Syrie : abus et impunité dans les territoires occupés par la Turquie

Des photos sur les réseaux sociaux reprises dans les médias turcs le 17 juillet montrent un accueil chaleureux en Turquie pour deux chefs de faction de l'Armée nationale syrienne (ANS), une coalition informelle de groupes d'opposition armés que la Turquie soutient dans les zones du nord de la Syrie qu'elle occupe. Sur l'une des photos, les deux dirigeants sont accueillis par Devlet Bahçeli, chef du Parti du mouvement nationaliste turc (Milliyetçi Hareket Partisi, MHP), le principal partenaire de la coalition soutenant le gouvernement du président Erdoğan, et sur une autre, ils posent avec un chef de la mafia turque condamné. Ces photos sont un rappel brutal de l'incapacité de la Turquie à freiner les abus commis par les groupes qu'elle soutient.

Bahçeli et Alaettin Cakici, le chef de la mafia condamné, ont rencontré séparément les commandants Saif Abu Bakr et Mohammad al-Jassem, tous deux accusés par les États-Unis d’avoir perpétré et supervisé des abus flagrants par leurs factions respectives, la division Hamzat et la brigade Sultan Suleiman Shah. Les abus comprennent des homicides illégaux, des enlèvements, des actes de torture, des extorsions, des violences sexuelles et des saisies de biens.

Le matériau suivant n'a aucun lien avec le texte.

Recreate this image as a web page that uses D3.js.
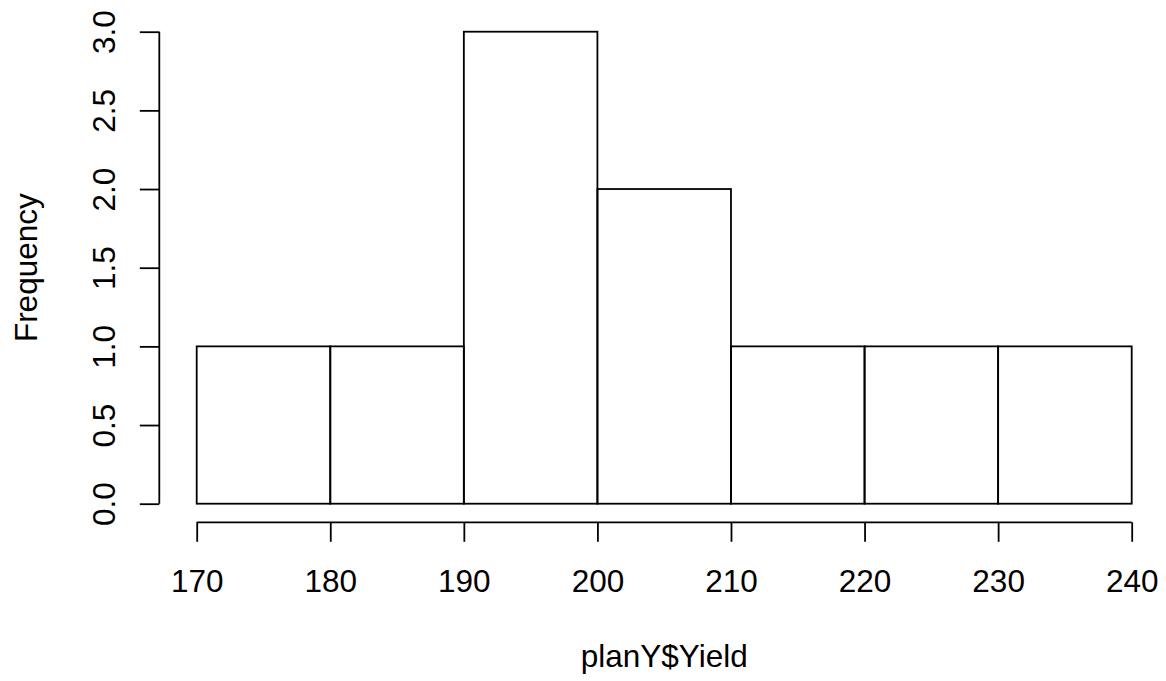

Eux et leurs factions sont tous deux soumis à des sanctions américaines et al-Jassem, également connu sous le nom d’Abou Amsha, a même fait l’objet d’une enquête menée par une coalition de factions de l’ANS en décembre 2021. La coalition a déclaré qu’il était responsable de crimes contre des civils, notamment de menaces, d’intimidations, d’agressions et de vols. Les deux hommes continuent de diriger leurs factions sans être inquiétés, tout comme d’autres accusés d’abus. Et les zones du nord de la Syrie sous leur contrôle restent sans loi et peu sûres.

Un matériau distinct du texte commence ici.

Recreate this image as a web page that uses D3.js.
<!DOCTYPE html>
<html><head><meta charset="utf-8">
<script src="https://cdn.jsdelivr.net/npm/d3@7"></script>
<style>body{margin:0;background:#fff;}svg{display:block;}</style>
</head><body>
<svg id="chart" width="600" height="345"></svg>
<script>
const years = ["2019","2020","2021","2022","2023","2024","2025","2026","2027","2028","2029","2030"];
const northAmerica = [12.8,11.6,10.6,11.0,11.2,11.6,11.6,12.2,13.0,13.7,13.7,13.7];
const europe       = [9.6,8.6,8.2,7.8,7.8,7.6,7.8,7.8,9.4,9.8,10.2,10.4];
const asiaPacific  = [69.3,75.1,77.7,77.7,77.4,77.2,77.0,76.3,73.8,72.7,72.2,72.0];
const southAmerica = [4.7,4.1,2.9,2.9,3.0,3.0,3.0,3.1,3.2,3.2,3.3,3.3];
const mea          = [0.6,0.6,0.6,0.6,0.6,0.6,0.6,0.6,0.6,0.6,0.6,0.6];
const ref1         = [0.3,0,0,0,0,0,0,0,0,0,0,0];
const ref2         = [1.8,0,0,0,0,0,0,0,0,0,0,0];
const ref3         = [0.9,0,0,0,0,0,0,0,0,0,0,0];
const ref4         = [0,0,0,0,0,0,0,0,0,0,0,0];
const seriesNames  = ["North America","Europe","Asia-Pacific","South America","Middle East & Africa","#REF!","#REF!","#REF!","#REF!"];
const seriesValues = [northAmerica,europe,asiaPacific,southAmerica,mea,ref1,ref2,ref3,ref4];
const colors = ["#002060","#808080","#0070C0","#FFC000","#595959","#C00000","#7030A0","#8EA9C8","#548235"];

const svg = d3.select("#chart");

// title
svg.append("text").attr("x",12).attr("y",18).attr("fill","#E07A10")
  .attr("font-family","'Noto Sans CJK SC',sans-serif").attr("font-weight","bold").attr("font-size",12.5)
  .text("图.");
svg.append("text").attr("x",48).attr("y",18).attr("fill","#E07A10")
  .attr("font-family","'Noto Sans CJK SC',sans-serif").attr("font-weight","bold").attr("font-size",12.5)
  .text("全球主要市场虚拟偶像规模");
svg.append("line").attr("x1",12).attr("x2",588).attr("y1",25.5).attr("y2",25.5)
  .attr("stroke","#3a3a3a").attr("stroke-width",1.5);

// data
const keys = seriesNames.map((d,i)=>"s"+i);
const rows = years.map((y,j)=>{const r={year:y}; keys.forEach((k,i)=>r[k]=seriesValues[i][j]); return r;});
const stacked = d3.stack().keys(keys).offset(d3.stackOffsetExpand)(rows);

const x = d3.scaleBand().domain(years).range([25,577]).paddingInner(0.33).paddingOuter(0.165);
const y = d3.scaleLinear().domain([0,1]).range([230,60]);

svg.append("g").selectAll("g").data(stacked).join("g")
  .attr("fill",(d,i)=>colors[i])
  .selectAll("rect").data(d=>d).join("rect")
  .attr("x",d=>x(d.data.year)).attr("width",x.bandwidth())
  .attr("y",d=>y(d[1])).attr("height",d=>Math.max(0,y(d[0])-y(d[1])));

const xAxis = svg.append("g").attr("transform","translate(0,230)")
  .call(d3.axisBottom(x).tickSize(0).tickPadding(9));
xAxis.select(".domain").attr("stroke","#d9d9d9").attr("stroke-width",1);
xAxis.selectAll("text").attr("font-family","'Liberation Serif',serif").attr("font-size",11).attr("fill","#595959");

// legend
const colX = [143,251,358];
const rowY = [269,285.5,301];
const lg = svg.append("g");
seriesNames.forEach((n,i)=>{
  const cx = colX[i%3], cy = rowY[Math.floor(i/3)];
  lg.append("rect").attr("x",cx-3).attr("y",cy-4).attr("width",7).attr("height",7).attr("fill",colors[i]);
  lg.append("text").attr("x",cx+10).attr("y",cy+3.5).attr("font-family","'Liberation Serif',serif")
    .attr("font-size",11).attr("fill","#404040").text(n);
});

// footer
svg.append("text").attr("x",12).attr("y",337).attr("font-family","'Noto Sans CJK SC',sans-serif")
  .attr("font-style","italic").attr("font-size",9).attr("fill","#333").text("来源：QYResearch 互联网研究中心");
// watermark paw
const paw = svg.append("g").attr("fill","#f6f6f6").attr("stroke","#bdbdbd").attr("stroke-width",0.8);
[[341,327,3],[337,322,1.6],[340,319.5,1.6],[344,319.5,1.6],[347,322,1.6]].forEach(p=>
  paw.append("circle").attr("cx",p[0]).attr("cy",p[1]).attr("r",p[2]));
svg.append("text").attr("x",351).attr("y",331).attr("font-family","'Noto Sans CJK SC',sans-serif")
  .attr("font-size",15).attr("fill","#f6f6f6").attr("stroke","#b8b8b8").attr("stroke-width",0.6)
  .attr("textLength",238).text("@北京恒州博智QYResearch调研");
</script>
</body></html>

Cela est dû en grande partie au fait que la Turquie entretient depuis longtemps un climat d’impunité dans les zones qu’elle occupe dans le nord de la Syrie. Un rapport de Human Rights Watch de février 2024 a documenté les atrocités commises par diverses factions de l’Armée nationale syrienne, notamment les factions Hamzat et Sultan Suleiman Shah. Il s’agit notamment d’enlèvements, de détentions illégales (y compris d’enfants), de violences sexuelles et de torture. En outre, le rapport met en évidence des pillages, des vols et des saisies de biens généralisés, et révèle l’échec des mesures de responsabilisation visant à freiner ces abus ou à assurer une réparation aux victimes.

Des séances photos comme celle-ci démontrent que la Turquie non seulement ne s'intéresse pas à ces abus, mais semble plutôt féliciter et encourager les individus qui en sont responsables. L'association publique de Bahçeli avec les deux chefs de faction sape les efforts visant à les tenir responsables et signale une approbation tacite, ou une tolérance officielle, de leurs actions.

La célébration apparente de ces hommes en Turquie contraste fortement avec ses responsabilités en tant que puissance occupante, montrant un mépris flagrant pour la responsabilité, la justice et la stabilité future de la région.